Stored entries:
──────
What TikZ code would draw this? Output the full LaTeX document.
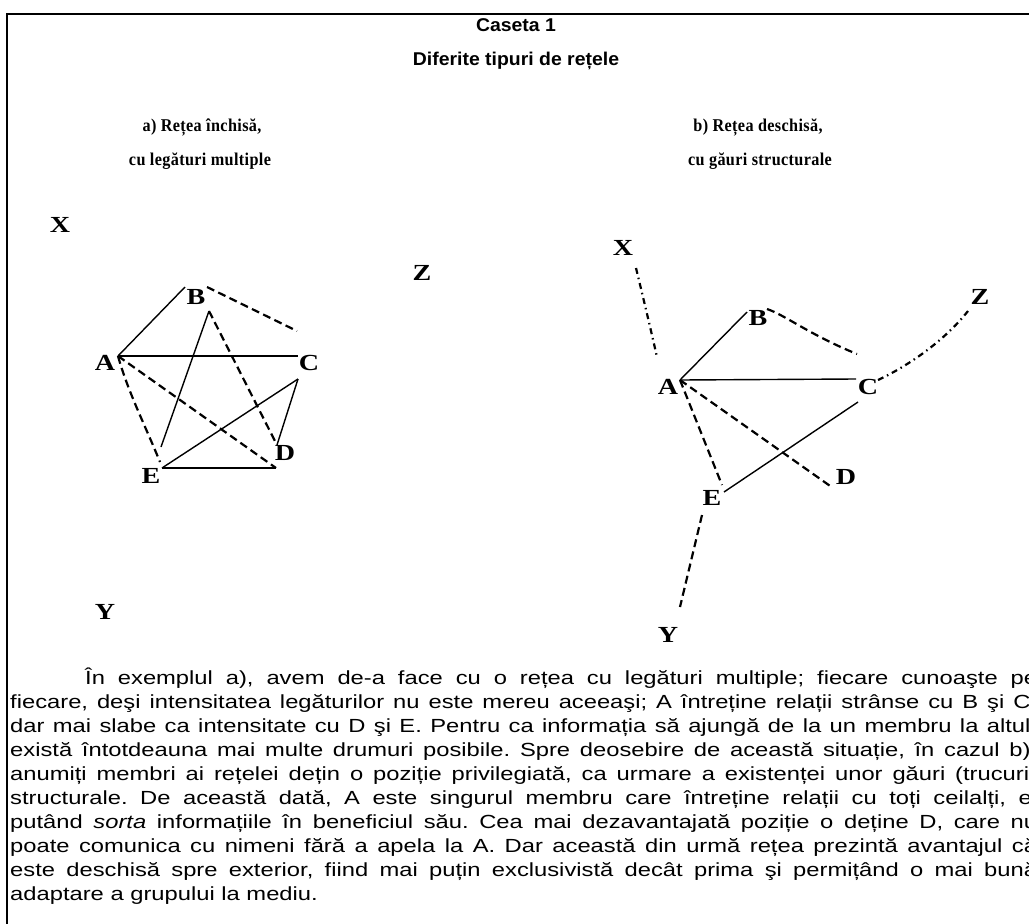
\documentclass[tikz,border=0pt]{standalone}
\usepackage{fontspec}
\setmainfont{Liberation Serif}[FakeStretch=1.22]
\newfontfamily\headf{Liberation Serif}[FakeStretch=0.9,LetterSpace=2]
\newfontfamily\arialf{Liberation Sans}[FakeStretch=1.25]
\newfontfamily\titlef{Liberation Sans}[FakeStretch=1.05]
\frenchspacing
\tikzset{
  lbl/.style={font=\fontsize{23}{25}\selectfont\bfseries, inner sep=0},
  hd/.style={font=\headf\fontsize{18}{20}\selectfont\bfseries, inner sep=0},
  ttl/.style={font=\titlef\fontsize{18.5}{20}\selectfont\bfseries, inner sep=0},
  body/.style={font=\arialf\fontsize{19}{24}\selectfont, inner sep=0, anchor=base west},
  solidl/.style={line width=1.4pt},
  dashl/.style={line width=2.2pt, dash pattern=on 8pt off 4.5pt},
  dashdotl/.style={line width=2.2pt, dash pattern=on 6pt off 4pt on 1.5pt off 4pt},
  framel/.style={line width=2pt}
}
\begin{document}
\begin{tikzpicture}[x=1pt,y=-1pt]
\useasboundingbox (0,0) rectangle (1029,924);
\clip (0,0) rectangle (1029,924);
% frame
\coordinate (f0) at (7,14);
\coordinate (f1) at (1040,14);
\coordinate (f2) at (7,930);
\draw[framel] (f1) -- (f0) -- (f2);
% titles
\node[ttl] (title) at (516,25) {Caseta 1};
\node[ttl] (subtitle) at (516,61) {Diferite tipuri de rețele};
\node[hd] (ha1) at (202,127) {a) Rețea închisă,};
\node[hd] (ha2) at (200,161) {cu legături multiple};
\node[hd] (hb1) at (758,127) {b) Rețea deschisă,};
\node[hd] (hb2) at (760,161) {cu găuri structurale};
% ---------- left network ----------
\node[lbl] (LX) at (60,225) {X};
\node[lbl] (LZ) at (422,273) {Z};
\node[lbl] (LB) at (196,297) {B};
\node[lbl] (LA) at (105,363) {A};
\node[lbl] (LC) at (309,363) {C};
\node[lbl] (LD) at (285,453) {D};
\node[lbl] (LE) at (151,476) {E};
\node[lbl] (LY) at (105,612) {Y};
\coordinate (la) at (118,356);
\coordinate (lb1) at (185,287);
\coordinate (lb2) at (207,287);
\coordinate (lb3) at (209,311);
\coordinate (lc1) at (298,356);
\coordinate (lc2) at (297,331);
\coordinate (lc3) at (298,379);
\coordinate (ld1) at (277,445);
\coordinate (ld2) at (276,468);
\coordinate (le1) at (161,447);
\coordinate (le2) at (160,462);
\coordinate (le3) at (162,468);
\draw[solidl] (la) -- (lb1);
\draw[solidl] (la) -- (lc1);
\draw[dashl] (lb2) -- (lc2);
\draw[dashl] (lb3) -- (ld1);
\draw[solidl] (lb3) -- (le1);
\draw[dashl] (la) -- (ld2);
\draw[dashl] (la) .. controls (128,392) and (145,425) .. (le2);
\draw[solidl] (lc3) -- (le3);
\draw[solidl] (lc3) -- (ld1);
\draw[solidl] (le3) -- (ld2);
% ---------- right network ----------
\node[lbl] (RX) at (623,248) {X};
\node[lbl] (RZ) at (980,297) {Z};
\node[lbl] (RB) at (758,318) {B};
\node[lbl] (RA) at (668,387) {A};
\node[lbl] (RC) at (868,387) {C};
\node[lbl] (RD) at (846,477) {D};
\node[lbl] (RE) at (712,498) {E};
\node[lbl] (RY) at (668,635) {Y};
\coordinate (ra) at (680,380);
\coordinate (rx) at (636,268);
\coordinate (rxa) at (657,357);
\coordinate (rb1) at (747,312);
\coordinate (rb2) at (767,309);
\coordinate (rc1) at (856,379);
\coordinate (rc2) at (857,354);
\coordinate (rc3) at (858,402);
\coordinate (rc4) at (878,380);
\coordinate (rz) at (968,311);
\coordinate (rd) at (833,488);
\coordinate (re1) at (722,485);
\coordinate (re2) at (724,492);
\coordinate (re3) at (702,515);
\coordinate (ry) at (680,607);
\draw[dashdotl] (rx) .. controls (645,305) and (652,335) .. (rxa);
\draw[solidl] (ra) -- (rb1);
\draw[solidl] (ra) -- (rc1);
\draw[dashl] (rb2) .. controls (785,315) and (810,335) .. (rc2);
\draw[dashl] (ra) -- (rd);
\draw[dashl] (ra) -- (re1);
\draw[solidl] (rc3) -- (re2);
\draw[dashdotl] (rc4) .. controls (910,365) and (945,340) .. (rz);
\draw[dashl] (re3) -- (ry);
% ---------- body text ----------
\node[body] (t1) at (85,684) {\makebox[952pt][s]{În exemplul a), avem de-a face cu o rețea cu legături multiple; fiecare cunoaşte pe}};
\node[body] (t2) at (10,708) {\makebox[1027pt][s]{fiecare, deşi intensitatea legăturilor nu este mereu aceeaşi; A întreține relații strânse cu B şi C,}};
\node[body] (t3) at (10,732) {\makebox[1027pt][s]{dar mai slabe ca intensitate cu D şi E. Pentru ca informația să ajungă de la un membru la altul,}};
\node[body] (t4) at (10,756) {\makebox[1027pt][s]{există întotdeauna mai multe drumuri posibile. Spre deosebire de această situație, în cazul b),}};
\node[body] (t5) at (10,780) {\makebox[1027pt][s]{anumiți membri ai rețelei dețin o poziție privilegiată, ca urmare a existenței unor găuri (trucuri)}};
\node[body] (t6) at (10,804) {\makebox[1027pt][s]{structurale. De această dată, A este singurul membru care întreține relații cu toți ceilalți, el}};
\node[body] (t7) at (10,828) {\makebox[1027pt][s]{putând \textit{sorta} informațiile în beneficiul său. Cea mai dezavantajată poziție o deține D, care nu}};
\node[body] (t8) at (10,852) {\makebox[1027pt][s]{poate comunica cu nimeni fără a apela la A. Dar această din urmă rețea prezintă avantajul că}};
\node[body] (t9) at (10,876) {\makebox[1027pt][s]{este deschisă spre exterior, fiind mai puțin exclusivistă decât prima şi permițând o mai bună}};
\node[body] (t10) at (10,900) {adaptare a grupului la mediu.};
\end{tikzpicture}
\end{document}
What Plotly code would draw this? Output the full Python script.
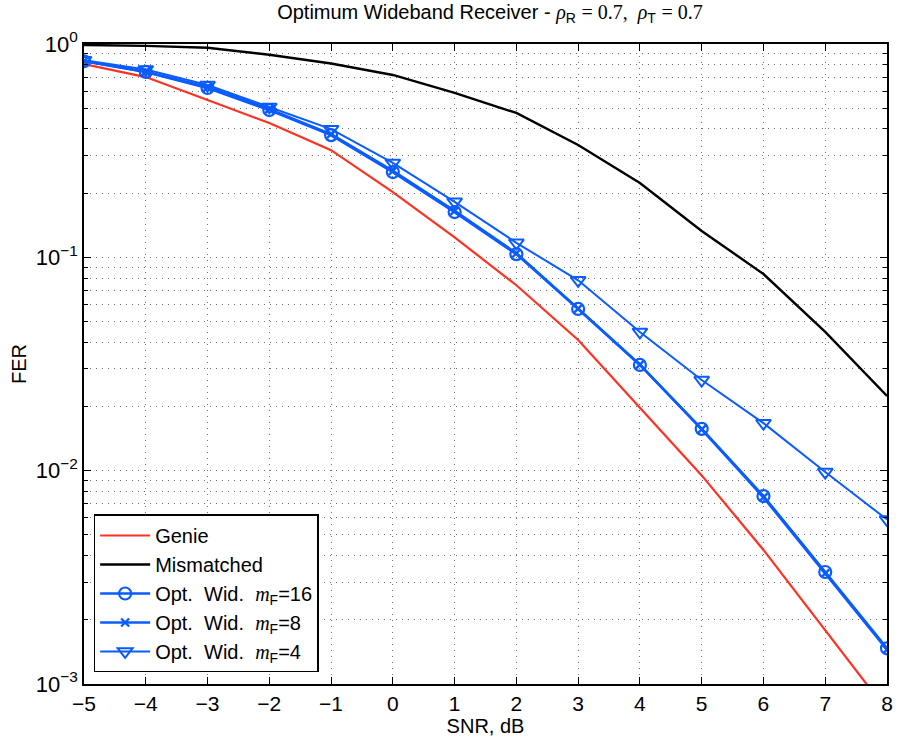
──────
GOAL OF THE EXERCISE: Write out all the records again, exactly, minus any pictures.

SOLUTION FOR THIS EXERCISE:
What TikZ code would draw this? Output the full LaTeX document.
\documentclass[tikz,border=0pt]{standalone}
\usepackage{fontspec}
\setmainfont{Liberation Serif}[FakeStretch=1.22]
\newfontfamily\headf{Liberation Serif}[FakeStretch=0.9,LetterSpace=2]
\newfontfamily\arialf{Liberation Sans}[FakeStretch=1.25]
\newfontfamily\titlef{Liberation Sans}[FakeStretch=1.05]
\frenchspacing
\tikzset{
  lbl/.style={font=\fontsize{23}{25}\selectfont\bfseries, inner sep=0},
  hd/.style={font=\headf\fontsize{18}{20}\selectfont\bfseries, inner sep=0},
  ttl/.style={font=\titlef\fontsize{18.5}{20}\selectfont\bfseries, inner sep=0},
  body/.style={font=\arialf\fontsize{19}{24}\selectfont, inner sep=0, anchor=base west},
  solidl/.style={line width=1.4pt},
  dashl/.style={line width=2.2pt, dash pattern=on 8pt off 4.5pt},
  dashdotl/.style={line width=2.2pt, dash pattern=on 6pt off 4pt on 1.5pt off 4pt},
  framel/.style={line width=2pt}
}
\begin{document}
\begin{tikzpicture}[x=1pt,y=-1pt]
\useasboundingbox (0,0) rectangle (1029,924);
\clip (0,0) rectangle (1029,924);
% frame
\coordinate (f0) at (7,14);
\coordinate (f1) at (1040,14);
\coordinate (f2) at (7,930);
\draw[framel] (f1) -- (f0) -- (f2);
% titles
\node[ttl] (title) at (516,25) {Caseta 1};
\node[ttl] (subtitle) at (516,61) {Diferite tipuri de rețele};
\node[hd] (ha1) at (202,127) {a) Rețea închisă,};
\node[hd] (ha2) at (200,161) {cu legături multiple};
\node[hd] (hb1) at (758,127) {b) Rețea deschisă,};
\node[hd] (hb2) at (760,161) {cu găuri structurale};
% ---------- left network ----------
\node[lbl] (LX) at (60,225) {X};
\node[lbl] (LZ) at (422,273) {Z};
\node[lbl] (LB) at (196,297) {B};
\node[lbl] (LA) at (105,363) {A};
\node[lbl] (LC) at (309,363) {C};
\node[lbl] (LD) at (285,453) {D};
\node[lbl] (LE) at (151,476) {E};
\node[lbl] (LY) at (105,612) {Y};
\coordinate (la) at (118,356);
\coordinate (lb1) at (185,287);
\coordinate (lb2) at (207,287);
\coordinate (lb3) at (209,311);
\coordinate (lc1) at (298,356);
\coordinate (lc2) at (297,331);
\coordinate (lc3) at (298,379);
\coordinate (ld1) at (277,445);
\coordinate (ld2) at (276,468);
\coordinate (le1) at (161,447);
\coordinate (le2) at (160,462);
\coordinate (le3) at (162,468);
\draw[solidl] (la) -- (lb1);
\draw[solidl] (la) -- (lc1);
\draw[dashl] (lb2) -- (lc2);
\draw[dashl] (lb3) -- (ld1);
\draw[solidl] (lb3) -- (le1);
\draw[dashl] (la) -- (ld2);
\draw[dashl] (la) .. controls (128,392) and (145,425) .. (le2);
\draw[solidl] (lc3) -- (le3);
\draw[solidl] (lc3) -- (ld1);
\draw[solidl] (le3) -- (ld2);
% ---------- right network ----------
\node[lbl] (RX) at (623,248) {X};
\node[lbl] (RZ) at (980,297) {Z};
\node[lbl] (RB) at (758,318) {B};
\node[lbl] (RA) at (668,387) {A};
\node[lbl] (RC) at (868,387) {C};
\node[lbl] (RD) at (846,477) {D};
\node[lbl] (RE) at (712,498) {E};
\node[lbl] (RY) at (668,635) {Y};
\coordinate (ra) at (680,380);
\coordinate (rx) at (636,268);
\coordinate (rxa) at (657,357);
\coordinate (rb1) at (747,312);
\coordinate (rb2) at (767,309);
\coordinate (rc1) at (856,379);
\coordinate (rc2) at (857,354);
\coordinate (rc3) at (858,402);
\coordinate (rc4) at (878,380);
\coordinate (rz) at (968,311);
\coordinate (rd) at (833,488);
\coordinate (re1) at (722,485);
\coordinate (re2) at (724,492);
\coordinate (re3) at (702,515);
\coordinate (ry) at (680,607);
\draw[dashdotl] (rx) .. controls (645,305) and (652,335) .. (rxa);
\draw[solidl] (ra) -- (rb1);
\draw[solidl] (ra) -- (rc1);
\draw[dashl] (rb2) .. controls (785,315) and (810,335) .. (rc2);
\draw[dashl] (ra) -- (rd);
\draw[dashl] (ra) -- (re1);
\draw[solidl] (rc3) -- (re2);
\draw[dashdotl] (rc4) .. controls (910,365) and (945,340) .. (rz);
\draw[dashl] (re3) -- (ry);
% ---------- body text ----------
\node[body] (t1) at (85,684) {\makebox[952pt][s]{În exemplul a), avem de-a face cu o rețea cu legături multiple; fiecare cunoaşte pe}};
\node[body] (t2) at (10,708) {\makebox[1027pt][s]{fiecare, deşi intensitatea legăturilor nu este mereu aceeaşi; A întreține relații strânse cu B şi C,}};
\node[body] (t3) at (10,732) {\makebox[1027pt][s]{dar mai slabe ca intensitate cu D şi E. Pentru ca informația să ajungă de la un membru la altul,}};
\node[body] (t4) at (10,756) {\makebox[1027pt][s]{există întotdeauna mai multe drumuri posibile. Spre deosebire de această situație, în cazul b),}};
\node[body] (t5) at (10,780) {\makebox[1027pt][s]{anumiți membri ai rețelei dețin o poziție privilegiată, ca urmare a existenței unor găuri (trucuri)}};
\node[body] (t6) at (10,804) {\makebox[1027pt][s]{structurale. De această dată, A este singurul membru care întreține relații cu toți ceilalți, el}};
\node[body] (t7) at (10,828) {\makebox[1027pt][s]{putând \textit{sorta} informațiile în beneficiul său. Cea mai dezavantajată poziție o deține D, care nu}};
\node[body] (t8) at (10,852) {\makebox[1027pt][s]{poate comunica cu nimeni fără a apela la A. Dar această din urmă rețea prezintă avantajul că}};
\node[body] (t9) at (10,876) {\makebox[1027pt][s]{este deschisă spre exterior, fiind mai puțin exclusivistă decât prima şi permițând o mai bună}};
\node[body] (t10) at (10,900) {adaptare a grupului la mediu.};
\end{tikzpicture}
\end{document}
What Plotly code would draw this? Output the full Python script.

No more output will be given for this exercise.